In doing this he will also stop his colleagues having to deal with a litany of inevitable questions about his future, popularity, or lack thereof; in short, matters which should not be visited upon them. He has to be made to recognise that he is not the only person affected by his behaviour.
Nobody now can say what Barton's footballing future will be. It could be that he does not have one, but his sanity is more important. If this means he does not play at this, or any, level again, it is a price worth paying – ask Paul Gascoigne.
In contrast, consider Sir Alex Ferguson. The many accolades given to him principally address his phenomenal footballing achievements; no better displayed than in Tuesday night's demolition of Arsene Wenger's Arsenal in the semi-final second leg of the Champions League.

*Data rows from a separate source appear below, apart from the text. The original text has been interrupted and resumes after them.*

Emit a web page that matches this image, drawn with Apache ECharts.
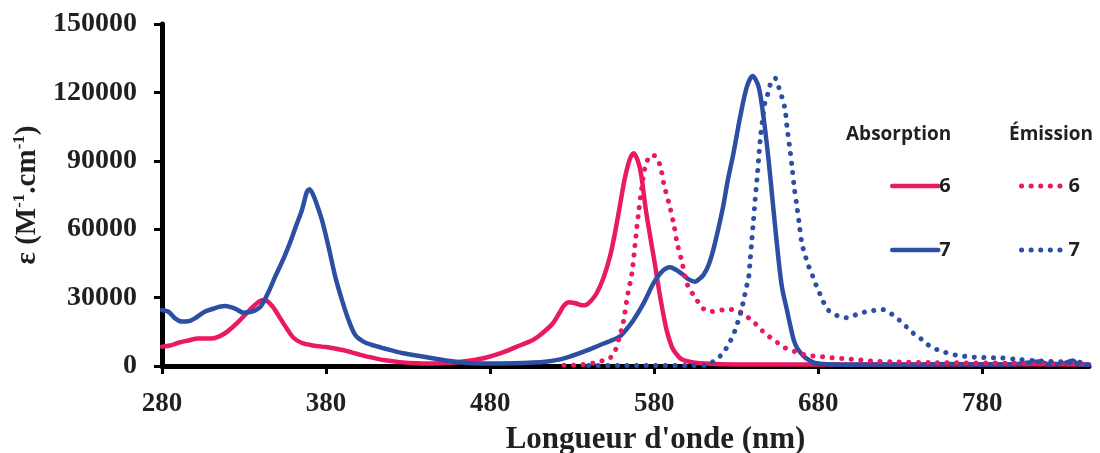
<!DOCTYPE html>
<html>
<head>
<meta charset="utf-8">
<script src="https://cdn.jsdelivr.net/npm/echarts@6/dist/echarts.min.js"></script>
<style>
html,body{margin:0;padding:0;background:#fff;}
#c{width:1100px;height:453px;}
</style>
</head>
<body>
<div id="c"></div>
<script>
// ---- data (wavelength nm, epsilon) ----
var xTicks = [280, 380, 480, 580, 680, 780];
var yTicks = [0, 30000, 60000, 90000, 120000, 150000];

var abs6_nm  = [280,285,290,296,302,310,315,320,326,332,337,341,344,348,352,356,360,365,372,380,390,398,406,415,425,435,445,456,466,476,486,496,506,512,518,522,525,528,532,536,539,542,545,549,553,556,559,562,565,567.5,570,572,575,577.5,580,583,586,588,591,594,597,602,608,620,650,700,750,800,845];
var abs6_eps = [8500,9000,10200,11200,12100,12100,13000,15200,19000,23500,27000,28800,28500,25500,21000,16500,12500,10200,9000,8300,7000,5500,4000,2600,1700,1200,1100,1400,2200,3400,5500,8400,11400,14500,18500,23000,26500,28000,27500,26600,27000,29000,32000,38500,47900,58000,69900,82000,90500,93300,90000,84000,68000,57000,46500,33000,21000,14500,8000,4800,2800,1800,1200,800,700,700,700,800,700];

var abs7_nm  = [280,284,288,292,296,300,306,312,315,318.6,322,325,329.7,334.8,340,344,349,354,358,362,365.3,368.3,369.8,371.5,373.4,377.5,381.5,385.6,389.7,393.7,397.8,402.8,409,415,427,436,445,455.7,468,486,506,515,522.7,530,537,547,555,559,563,567.4,573.5,579.6,584.7,589.7,593,597.8,601,605,608,610,613,616,619,622,625,628.3,632.4,636.5,640,643.6,646.6,649.7,652.7,655.8,658,660.9,663,665,667,669,672,675,678,685,700,720,740,760,780,800,815,820,830,835,838,845];
var abs7_eps = [24600,23800,20900,19500,19600,20900,23800,25300,26000,26300,25800,25000,23400,23800,26000,31100,39200,47000,54000,62000,68400,76400,77500,76000,72800,64000,52300,39200,28900,20200,13600,10700,9000,7800,5600,4500,3400,2200,1200,1100,1500,2000,2900,4500,6300,9200,11500,12900,16000,20200,27500,36300,41400,43300,42300,39900,38000,37000,38500,39900,44000,50900,60000,69900,82000,93300,109300,122500,127200,122500,109300,90350,68400,46500,34000,24560,17500,11500,8000,6000,3700,2300,1300,800,600,700,600,900,700,800,2000,800,1200,2400,900,600];

var em6_nm  = [525,535,545,549,553,556,558.5,561,564,566.4,568.4,570.4,572.5,574.5,577,579,581,583.7,586,589,591.8,594,596.9,599.5,602,605.6,609,614,619,625,631,636.5,640.5,644.6,649.5,654.3,659,664.5,670,676,682,688,700,712,725,750,800,845];
var em6_eps = [300,500,1500,2500,3500,6300,12000,18700,31900,40600,53800,67000,78600,87400,91800,92500,91800,87700,79400,71400,62600,53800,45700,37000,33300,29400,25700,23800,24260,24850,24260,21600,19400,16300,13200,10700,8200,6700,5200,4400,4100,3650,3000,2200,1800,1500,1200,1000];

var em7_nm  = [540,560,580,600,612,617,622,625,628,630,632,633.4,634.8,636,637.5,638.5,639.5,640.5,641.5,642.6,643.6,644.6,646,647.6,649.7,651.2,653.7,655.8,657.8,659.8,660.9,662.5,664,665.3,667,668.6,670,672,674,676,678,680.4,682.8,685.6,689,694,699,703.5,708.6,713.6,718,721.4,726,730,734,738,742.5,746.5,751,756,761.8,767.5,773,778,784,790,800,815,830,845];
var em7_eps = [200,200,200,200,400,2600,5570,9200,13200,17200,21600,25300,29700,34100,38500,46500,55300,64000,72800,81600,90350,99100,107900,115900,120300,124500,126200,122500,118100,112300,105000,96200,87400,78600,69900,61100,53800,48500,44000,40600,36700,32600,28600,24850,23100,21400,21200,22700,23700,24300,24850,24300,22100,19700,17000,14300,12000,9500,7600,6300,5100,4400,3950,3800,3650,3600,3000,2200,1800,1500];

function pairs(xs, ys){ return xs.map(function(x,i){ return [x, ys[i]]; }); }

var PINK = '#E91A63';
var BLUE = '#2D4FA3';
var serif = 'Liberation Serif';
var sans = 'Open Sans';
var DOTS = [0.1, 9.5];

var chart = echarts.init(document.getElementById('c'), null, {renderer:'canvas'});
chart.setOption({
  animation: false,
  backgroundColor: '#fff',
  grid: {left:162, right:11, top:24, bottom:87, containLabel:false, outerBoundsMode:'none'},
  title: [
    {text:'Absorption', left:841, top:120, textStyle:{fontFamily:sans, fontWeight:'bold', fontSize:19, color:'#231F20'}},
    {text:'Émission', left:1004, top:120, textStyle:{fontFamily:sans, fontWeight:'bold', fontSize:19, color:'#231F20'}}
  ],
  legend: [
    {data:['A 6','A 7'], orient:'vertical', left:885, top:171, itemWidth:46, itemHeight:14, itemGap:44,
     itemStyle:{opacity:0},
     lineStyle:{width:4.5, type:'solid', cap:'round'},
     formatter:function(n){return n.split(' ')[1];},
     textStyle:{fontFamily:sans, fontWeight:'bold', fontSize:20, color:'#231F20', padding:[0,0,0,-4]}},
    {data:['E 6','E 7'], orient:'vertical', left:1014, top:171, itemWidth:46, itemHeight:14, itemGap:44,
     itemStyle:{opacity:0},
     lineStyle:{width:5, type:DOTS, cap:'round'},
     formatter:function(n){return n.split(' ')[1];},
     textStyle:{fontFamily:sans, fontWeight:'bold', fontSize:20, color:'#231F20', padding:[0,0,0,-4]}}
  ],
  xAxis: {
    type:'value', min:280, max:845, interval:100,
    name:"Longueur d'onde (nm)", nameLocation:'middle', nameGap:58,
    nameTextStyle:{fontFamily:serif, fontWeight:'bold', fontSize:31, color:'#231F20', padding:[0,0,0,60]},
    axisLine:{show:true, lineStyle:{color:'#000', width:5}},
    axisTick:{show:true, inside:false, length:8, lineStyle:{color:'#000', width:3}, customValues:xTicks},
    axisLabel:{margin:25, fontFamily:serif, fontWeight:'bold', fontSize:27, color:'#231F20', customValues:xTicks},
    splitLine:{show:false}
  },
  yAxis: {
    type:'value', min:0, max:150000, interval:30000,
    name:'{a|ε (M}{s|-1}{a|.cm}{s|-1}{a|)}', nameLocation:'middle', nameGap:108, nameRotate:90,
    nameTextStyle:{rich:{
      a:{fontFamily:serif, fontWeight:'bold', fontSize:29, color:'#231F20', lineHeight:32},
      s:{fontFamily:serif, fontWeight:'bold', fontSize:17, color:'#231F20', verticalAlign:'top', lineHeight:32, padding:[0,0,14,0]}
    }},
    axisLine:{show:true, lineStyle:{color:'#000', width:5}},
    axisTick:{show:true, inside:false, length:8, lineStyle:{color:'#000', width:3}, customValues:yTicks},
    axisLabel:{margin:25, fontFamily:serif, fontWeight:'bold', fontSize:28, color:'#231F20', customValues:yTicks,
      formatter:function(v){return String(v);}},
    splitLine:{show:false}
  },
  series: [
    {name:'A 6', type:'line', data:pairs(abs6_nm, abs6_eps), symbol:'none', smooth:0.3, color:PINK,
     lineStyle:{color:PINK, width:4.5, cap:'round', join:'round'}},
    {name:'A 7', type:'line', data:pairs(abs7_nm, abs7_eps), symbol:'none', smooth:0.3, color:BLUE,
     lineStyle:{color:BLUE, width:4.5, cap:'round', join:'round'}},
    {name:'E 6', type:'line', data:pairs(em6_nm, em6_eps), symbol:'none', smooth:0.3, color:PINK,
     lineStyle:{color:PINK, width:5, type:DOTS, cap:'round', join:'round'}},
    {name:'E 7', type:'line', data:pairs(em7_nm, em7_eps), symbol:'none', smooth:0.3, color:BLUE,
     lineStyle:{color:BLUE, width:5, type:DOTS, cap:'round', join:'round'}}
  ]
});
</script>
</body>
</html>
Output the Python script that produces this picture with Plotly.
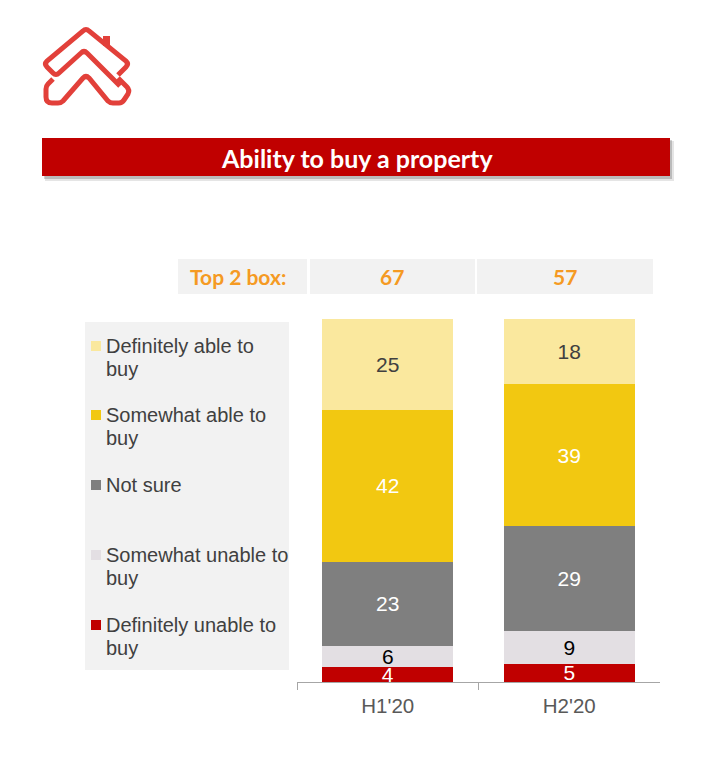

Yet on top of this, he deserves to have added praise for his personal courage in being able to focus on the job in hand despite his daughter-in-law and grandchildren being injured in a car crash earlier in the day.
Any parent or near relative will confirm that during such times of trial this kind of anxiety can make concentration almost impossible as the emotions cloud the thoughts.
That Ferguson was able to conduct himself with focused dignity could, to some, be the sign of coldness, almost inhumanity, but his passion is well known.
Therefore, this control, exactly the opposite of that shown by Barton is a mark of his character, not a character defect.